De público y privado
Donde se invita a la reflexión sobre la llamada iniciativa pública con motivo de los debates en torno a la nueva reforma educativa que nos viene encima
Muchos ciudadanos han podido ser testigos de los recientes debates sobre esta enésima propuesta de reforma educativa que nos vuelve a llegar sin el más mínimo consenso político. De nuevo, hemos vuelto a encerrar la educación en el ámbito de la confrontación ideológica con su consecuencia más dramática: la ausencia de un horizonte de estabilidad en el sistema educativo. El objetivo de estas reflexiones no es el de incidir en la desolación con la que todos los que nos dedicamos a la educación hemos contemplado el lamentable espectáculo de su tramitación y aprobación. Tampoco quisiera referirme a las propuestas de reforma del currículo que anuncia, algunas, en mi opinión, bien motivadas y otras que proceden de análisis de despacho muy alejados de la realidad de nuestras escuelas.
La reflexión que propongo parte de una constatación: este proyecto de ley marca un antes y un después en la estrategia educativa en España. La escuela concertada es declarada claramente subsidiaria, no complementaria como dictan varias sentencias judiciales, y, por tanto, se manifiesta una voluntad explícita de aplicar estrategias y acciones políticas que lleven a su desaparición. Esta conclusión no es una mera interpretación, sino que viene avalada por declaraciones recientes de representantes políticos del Gobierno y por los mismos titulares de El País. Detrás de toda acción política hay un modelo de persona y de sociedad. En la constante y necesaria dialéctica entre Estado y ciudadano, planificación y libertad de elección, el modelo vigente hasta ahora, los conciertos educativos, se ha manifestado beneficioso. ¿Cuáles son las razones para cambiarlo? Sin duda, una visión más estatalista de lo “público”.

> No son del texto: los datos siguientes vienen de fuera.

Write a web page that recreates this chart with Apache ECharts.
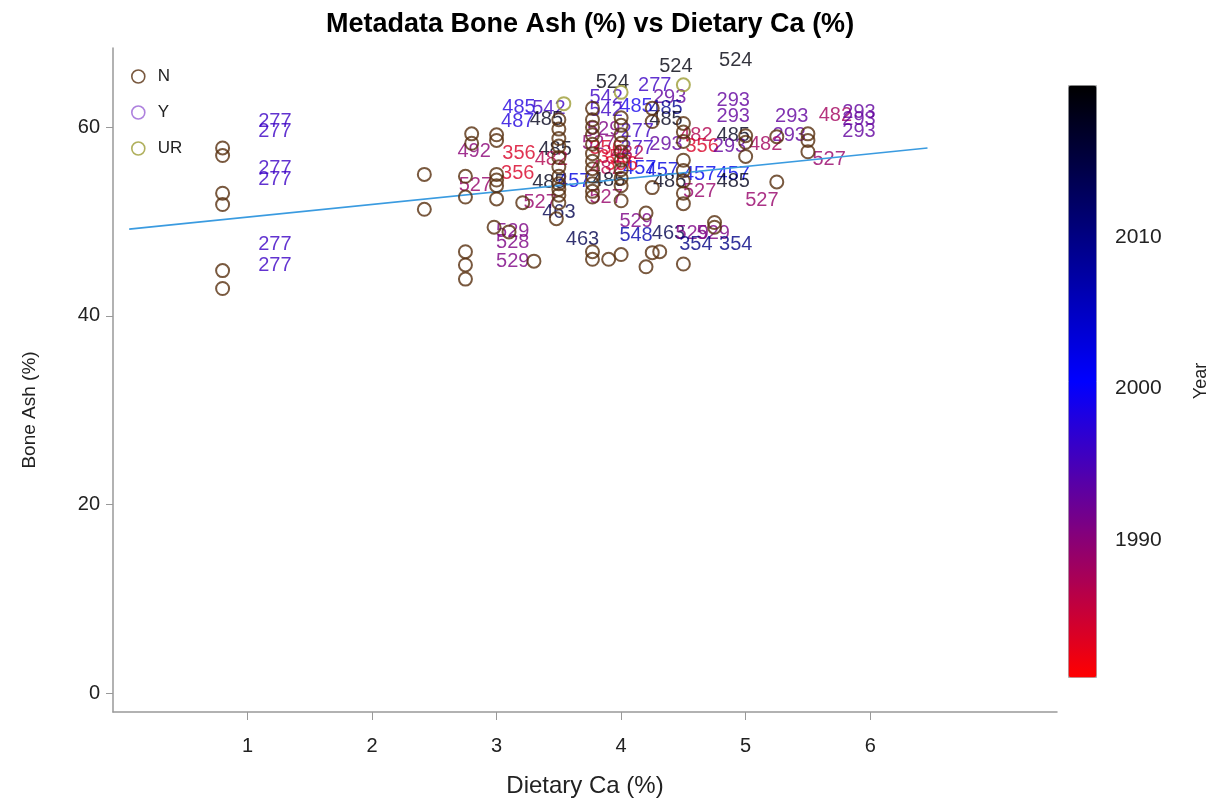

A mi modo de ver, en este punto reside una de las grandes debilidades del discurso de determinados argumentarios políticos: el espacio público queda reducido a aquellos elementos que son de absoluto consenso, toda otra palabra no tiene derecho a aparecer; y es el Estado el único que está legitimado para decretar lo que pertenece a uno u otro ámbito. Cuando este planteamiento se aplicaba al ámbito económico, aparecían los monopolios del Estado. Eso desapareció hace muchos años y el sistema liberal capitalista ha conquistado los corazones de todos los partidos políticos. En la raíz de este planteamiento subyace una visión absolutamente limitante de lo público cuando en realidad el espacio público es el lugar en el que se debería hacer presente cualquier propuesta de valor que pudiera contribuir a la construcción de una sociedad abierta y democrática. Una manifestación clara y diáfana de esta postura la tenemos en el mismo Habermas cuando defiende contar con la potencia de las grandes tradiciones religiosas como posible fuente de recursos éticos para afrontar los graves problemas a los que se enfrenta la humanidad. En efecto, público no es estatal. Es más, debería ser el Estado el que favoreciera determinadas presencias públicas que de otro modo quedarían silenciadas.

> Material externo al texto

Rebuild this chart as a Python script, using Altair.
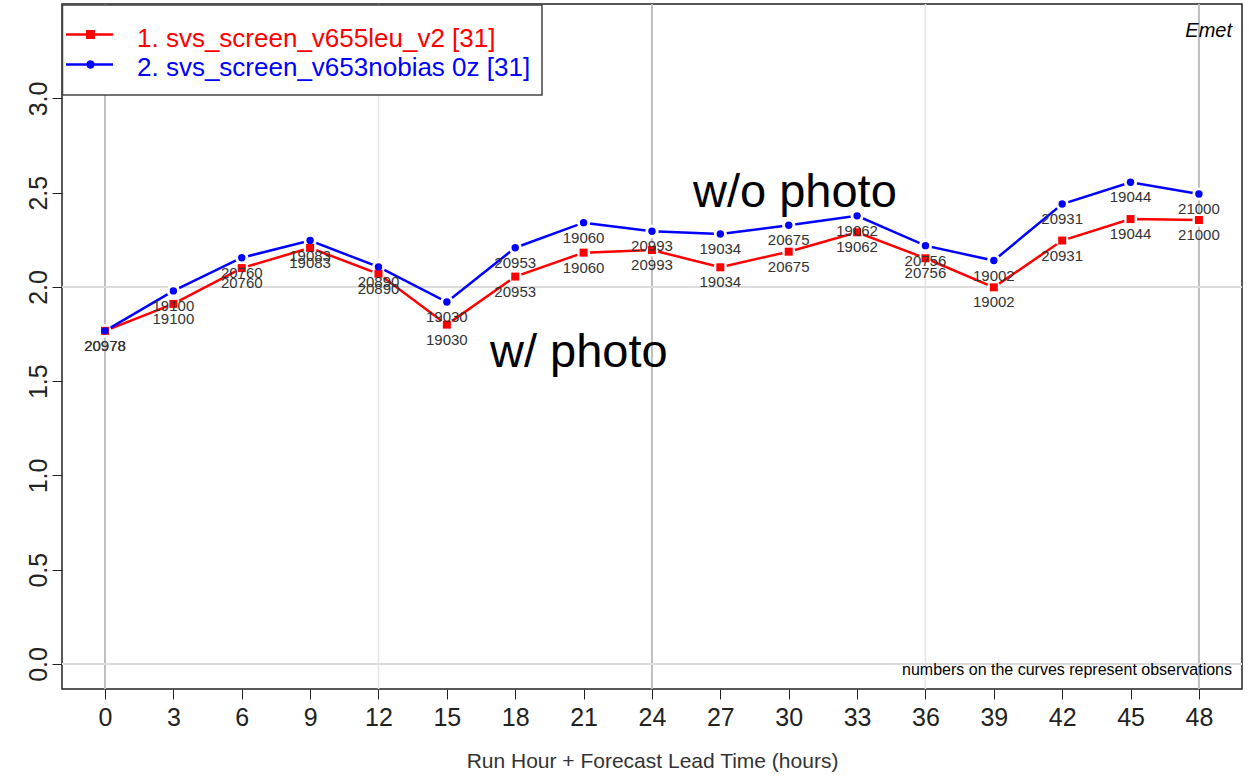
import altair as alt
import pandas as pd

# Forecast hours on the x axis
hours = [0, 3, 6, 9, 12, 15, 18, 21, 24, 27, 30, 33, 36, 39, 42, 45, 48]

# Scores for each experiment
v655leu = [1.767, 1.910, 2.100, 2.207, 2.070, 1.800, 2.055, 2.182, 2.196,
           2.104, 2.187, 2.290, 2.152, 1.998, 2.246, 2.360, 2.355]
v653nobias = [1.767, 1.979, 2.155, 2.246, 2.106, 1.920, 2.208, 2.341, 2.295,
              2.281, 2.327, 2.377, 2.219, 2.140, 2.440, 2.555, 2.493]

# Number of observations behind each point
observations = [20978, 19100, 20760, 19083, 20890, 19030, 20953, 19060, 20993,
                19034, 20675, 19062, 20756, 19002, 20931, 19044, 21000]

legend_labels = ["1. svs_screen_v655leu_v2 [31]", "2. svs_screen_v653nobias 0z [31]"]
y_ticks = [0.0, 0.5, 1.0, 1.5, 2.0, 2.5, 3.0]
major_grid_hours = [0, 24, 48]
minor_grid_hours = [12, 36]
grid_values = [0.0, 2.0]

FONT = "Liberation Sans"
RED = "#ff0000"
BLUE = "#0000ff"
W, H = 1180, 685

red_df = pd.DataFrame({"hour": hours, "value": v655leu, "obs": observations})
blue_df = pd.DataFrame({"hour": hours, "value": v653nobias, "obs": observations})

x_enc = alt.X(
    "hour:Q",
    scale=alt.Scale(domain=[-1.887, 49.89], nice=False, zero=False),
    axis=alt.Axis(
        values=hours, format="d", grid=False, domain=False,
        tickSize=10, tickColor="#222", tickWidth=1,
        labelFontSize=25, labelFont=FONT, labelColor="#222", labelPadding=6,
        labelFlush=False,
        title="Run Hour + Forecast Lead Time (hours)",
        titleFont=FONT, titleFontSize=21, titleFontWeight="normal", titleColor="#333",
        titleBaseline="alphabetic", titleY=78,
    ),
)
y_enc = alt.Y(
    "value:Q",
    scale=alt.Scale(domain=[-0.133, 3.501], nice=False, zero=False),
    axis=alt.Axis(
        values=y_ticks, format=".1f", grid=False, domain=False,
        tickSize=10, tickColor="#222", tickWidth=1,
        labelFontSize=25, labelFont=FONT, labelColor="#222",
        labelAngle=270, labelAlign="center", labelBaseline="alphabetic",
        labelPadding=6, labelFlush=False, title=None,
    ),
)

# Grid lines
major_grid = alt.Chart(pd.DataFrame({"hour": major_grid_hours})).mark_rule(
    color="#bebebe", strokeWidth=2).encode(x=x_enc)
minor_grid = alt.Chart(pd.DataFrame({"hour": minor_grid_hours})).mark_rule(
    color="#e6e6e6", strokeWidth=1.6).encode(x=x_enc)
h_grid = alt.Chart(pd.DataFrame({"value": grid_values})).mark_rule(
    color="#dcdcdc", strokeWidth=2).encode(y=y_enc)


def series_layers(df, color, shape, size):
    base = alt.Chart(df).encode(x=x_enc, y=y_enc)
    line = base.mark_line(color=color, strokeWidth=2.5)
    halo = base.mark_point(filled=True, shape="circle", color="white",
                           size=175, opacity=1, strokeWidth=0)
    pts = base.mark_point(filled=True, shape=shape, color=color, size=size,
                          opacity=1, strokeWidth=0)
    return line, halo, pts


red_line, red_halo, red_pts = series_layers(red_df, RED, "square", 64)
blue_line, blue_halo, blue_pts = series_layers(blue_df, BLUE, "circle", 55)


def obs_labels(df):
    return alt.Chart(df).mark_text(
        font=FONT, fontSize=15, color="#333", dy=15, baseline="middle"
    ).encode(x=x_enc, y=y_enc, text="obs:Q")


red_text = obs_labels(red_df)
blue_text = obs_labels(blue_df)

# Annotations
annot = pd.DataFrame({"label": ["w/o photo", "w/ photo"]})
wo_photo = alt.Chart(annot.iloc[[0]]).mark_text(
    font=FONT, fontSize=47, color="black", align="left", baseline="alphabetic"
).encode(x=alt.value(631), y=alt.value(203), text="label:N")
w_photo = alt.Chart(annot.iloc[[1]]).mark_text(
    font=FONT, fontSize=47, color="black", align="left", baseline="alphabetic"
).encode(x=alt.value(428), y=alt.value(363), text="label:N")

note_df = pd.DataFrame({"label": ["numbers on the curves represent observations"]})
note = alt.Chart(note_df).mark_text(
    font=FONT, fontSize=16, color="black", align="right", baseline="alphabetic"
).encode(x=alt.value(1170), y=alt.value(671), text="label:N")

emet_df = pd.DataFrame({"label": ["Emet"]})
emet = alt.Chart(emet_df).mark_text(
    font=FONT, fontSize=20, fontStyle="italic", color="black",
    align="right", baseline="alphabetic"
).encode(x=alt.value(1170), y=alt.value(33), text="label:N")

# Legend box
leg_df = pd.DataFrame({"label": legend_labels})
leg_box = alt.Chart(pd.DataFrame({"k": [0]})).mark_rect(
    fill="white", stroke="#444", strokeWidth=1.5
).encode(x=alt.value(0.5), x2=alt.value(480), y=alt.value(1), y2=alt.value(91))


def legend_entry(i, color, shape, size, ly, ty):
    d = leg_df.iloc[[i]]
    ln = alt.Chart(d).mark_rule(color=color, strokeWidth=2.5).encode(
        x=alt.value(4), x2=alt.value(51), y=alt.value(ly))
    mk = alt.Chart(d).mark_point(filled=True, shape=shape, color=color,
                                 size=size, opacity=1, strokeWidth=0).encode(
        x=alt.value(28.5), y=alt.value(ly))
    tx = alt.Chart(d).mark_text(font=FONT, fontSize=26, color=color,
                                align="left", baseline="alphabetic").encode(
        x=alt.value(75), y=alt.value(ty), text="label:N")
    return [ln, mk, tx]


legend_layers = (legend_entry(0, RED, "square", 80, 30.5, 42.5)
                 + legend_entry(1, BLUE, "circle", 70, 60.5, 72))

chart = alt.layer(
    minor_grid, major_grid, h_grid,
    red_line, red_halo, blue_line, blue_halo, red_pts, blue_pts,
    red_text, blue_text,
    wo_photo, w_photo, note, emet,
    leg_box, *legend_layers,
).properties(
    width=W, height=H,
    autosize=alt.AutoSizeParams(type="none"),
    padding={"left": 62, "top": 4, "right": 7, "bottom": 90},
    background="white",
).configure_view(stroke="#222", strokeWidth=1.5)

chart.save("out.html", embed_options={"renderer": "svg", "actions": False})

En el caso de la educación católica, se añade una simplificación más: algunos de esos gobernantes que se apropian de lo público como de una propiedad privada en un ejercicio de soberbia política, han decretado que cualquier iniciativa inspirada en la religión y, más en concreto, en la religión católica es represiva y elitista y, por tanto, debe quedar reducida al ámbito privado. La postura es cómoda porque evita cualquier esfuerzo necesario de rigor intelectual y social. Basta con tirar de tópicos, práctica habitual de los mediocres. Y así vamos: de mediocridad en mediocridad, caminando hacia el empobrecimiento de los referentes culturales. La educación, por último, no es una actividad comparable son la sanidad o con otros servicios públicos por la sencilla razón de que se ponen en juego elementos muy nucleares que se sitúan en el ámbito del sentido, no de la eficacia científica y técnica, que es la que debe predominar en los servicios públicos. Esta visión estatalista de lo público produce, en definitiva, un empobrecimiento de la creatividad y la diversidad educativa en unos tiempos en los que tanto se habla de diversidades enriquecedoras.